Every year, the members of Ohio Yearly Meeting descend on Barnesville like a flock of exotic--if plain--birds, a sudden migration of shin-length shirtwaist skirts, bonnets, straw hats, whites shirts with black suspenders, beards. Even after seven years, the descent never ceases to startle me.
Last year, for the first time, I fully attended the Yearly Meeting sessions. Others years, Earlham School of Religion, vacations, and our first year here, the intense shock of arrival, kept me away. This year, balancing teaching and the other demands of life, I did what I could.
I sometimes wonder at my membership in this body. To say I am not a rural person, despite living in a rural area in a house surrounded by open fields, woods and lake, would be a complete understatement. When I first moved here, my brother used to to sing me the Green Acres theme song and wonder that I was living in "Petticoat Junction." Often then--and now--theses lyrics from the Green Acres song float through my mind: "Keep the country, just give me Park Avenue." Seven years into the rural experiment, I can definitely say I am not likely, barring a famine, to be gardening, baking, canning, sewing or in any other way performing rural femininity. The chances of my adopting plain dress also equal zero: I hate wearing skirts, and while the idea of simply stuffing my hair under a cap is appealing, I don't know that the look would go with makeup and hair color, quaffing a glass of swine or watching Orphan Black.
So, here I am, What could I possibly have in common with these people? I don't share a rural ethos, and I have not a drop of the ancestral blood of Smiths, Guindons, Rockwells, Tabers or other old Quaker families.
And yet. As with Fanny Price in Jane Austen's Mansfield Park, who suffered the pains of tyranny, ridicule and neglect, I also, beyond the former, encounter "something consolatory." This year, for example, compared to last, I felt more at home in my difference and more convinced the yearly meeting needs the difference I represent. I am very clear too that at this point my meeting role is a quiet one: to pray, to be present, to support. This is all to the good: the Quakers have a surfeit of chiefs.
Beyond the superficial differences, however--and in the end, who cares if our ethos is rural or urban?, -- I experienced the deeper kinship that unites us. Most of us are products of a transformed worldview, marked deeply by living in that "infinite ocean of light and love" that flows over the world's ocean of darkness and death. In Ohio Yearly Meeting, we are not "of the world," at least not entirely.
One manifestation, for example, appeared during our discussion of a policy to screen for sex offenders and require criminal backgrounds checks for anyone working with children. Quakers are the only group I have ever known not to roll over and play dead, acquiesce in complete abjection, the moment the word "litigation" is used. We know there is something more important than whether we are sued. (Really? Can that be in US society? Can there be a group that doesn't immediately cave in as soon as the word lawsu ... starts to be articulated?)

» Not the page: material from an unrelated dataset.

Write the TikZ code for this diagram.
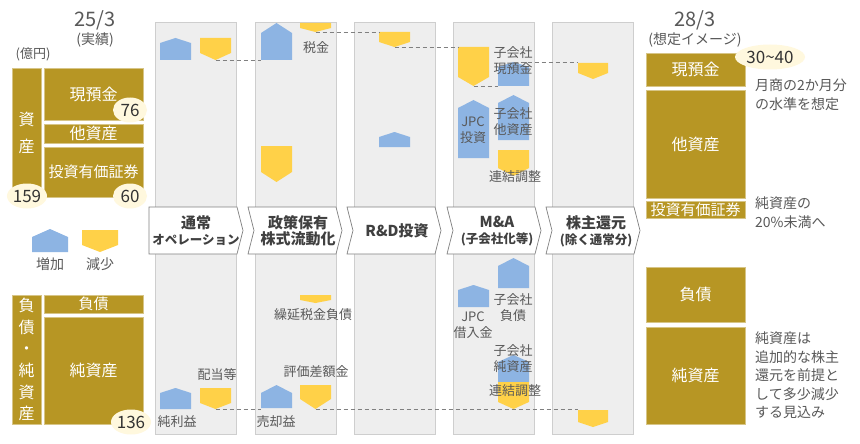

Therefore, although we decided to go ahead and screen for sex offenders and do criminal backgrounds checks on caretakers of youth, we made that decision based on love for our children, not fear of being sued. We did it because, as Quakers eloquently expressed it, predators look for easy prey, and our tendency to trust makes us vulnerable. We did this because we also know we can stand up for our principles against the threat of lawsuits if we need to do, because even were we to lose all our money and property, we would still exist. I felt deeply grateful to be part of a group that understands that its being roots in something deeper than the material and does not live in fear of losing its goods.
So I am in unity with this understanding of the universe that doesn't put its faith in chariots, in budgets, in programs, in worldly wealth. This gift of perception is so great, and in such short supply, that it calls out to be nurtured and spread. I am glad, as older meetings perhaps fade, to see all the new growth witnessed to during the yearly meeting, small shoots of life growing up in England, Italy and Pennsylvania, new groupings arising.